Technical information
- Licensing authority: FCC
- Facility ID: 31886
- Class: C3
- ERP: 1,450 watts
- HAAT: 403.0 meters (1,322.2 ft)
- Transmitter coordinates: 35°13′41″N 93°15′20″W﻿ / ﻿35.22806°N 93.25556°W
- Translator: 96.7 K244FP (Dardanelle)

Links
- Public license information: Public file; LMS;
- Webcast: Listen live
- Website: Official website

= KCJC =

Radio station in Dardanelle, Arkansas

KCJC (102.3 FM, River Country 102.3) is a radio station broadcasting a country music format.
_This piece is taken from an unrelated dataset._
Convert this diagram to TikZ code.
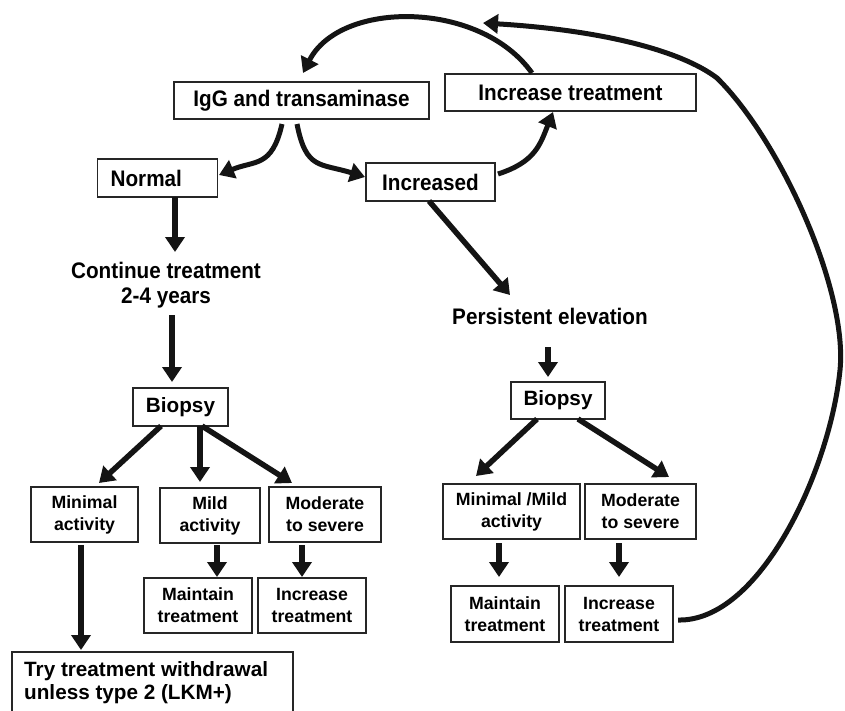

Licensed to Dardanelle, Arkansas, United States, the station is currently owned by Bobby Caldwell's East Arkansas Broadcasters, through licensee EAB of Russellville, LLC, and features programming from Citadel Media and Dial Global.

==History==
Central Arkansas Broadcasting Company, Inc., put KCAB-FM on the air in 1965 as the sister station to KCAB (then at 1320 AM). The call letters were changed to KWKK on May 6, 1974, and the current KCJC on October 1, 1995.

Formerly owned by Max Media, KCJC and five other stations were sold to East Arkansas Broadcasters for $3 million; the transaction was consummated on January 9, 2014.